The preserve was launched in April 2000 when PNM (Public Service Company of New Mexico) donated the site to the Conservancy. Since then the Conservancy, with a little help from Mother Nature, has worked to restore the land to its natural state and constructed a 1.5-mile interpretive loop trail detailing the colorful history and fragile ecology of the place.
Within the preserve are the ruins of Old Stone Dam, built in 1881. This was the city’s first official attempt to harness the Santa Fe River to supply local residents with water. A flood in 1904 filled the dam with silt. By then, Two-Mile Dam, the remains of which are also on the property, was in place to meet Santa Fe’s growing water needs. Completed in 1893, Two-Mile Dam was the second of four dams built on the Santa Fe River to store its seasonal flow.
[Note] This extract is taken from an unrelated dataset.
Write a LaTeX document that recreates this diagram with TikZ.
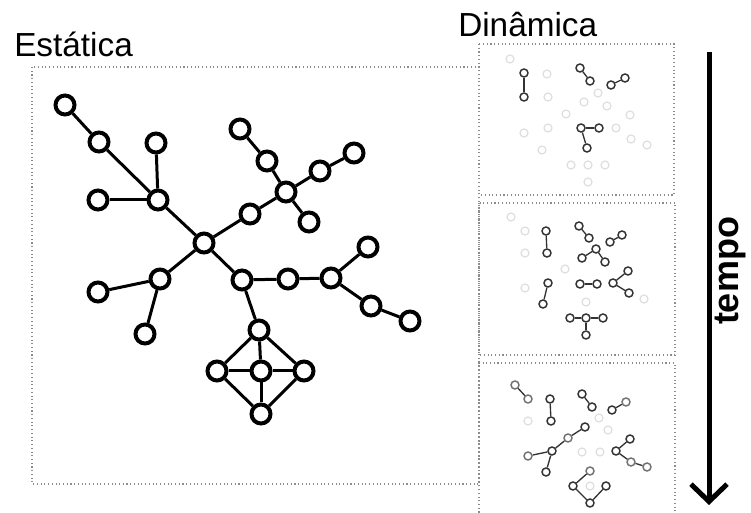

Interpretive panels along the preserve trail detail this colorful past through archival photographs intertwined with information concerning the area’s ecology. The preserve also serves as a trailhead for the 20-mile Dale Ball Foothill Trail System -- a joint effort now being constructed by the city, county, the Foothills Trail Trust and other private landowners. Pets and bicycles, while welcomed on the Foothill Trails, are not allowed on the preserve trails.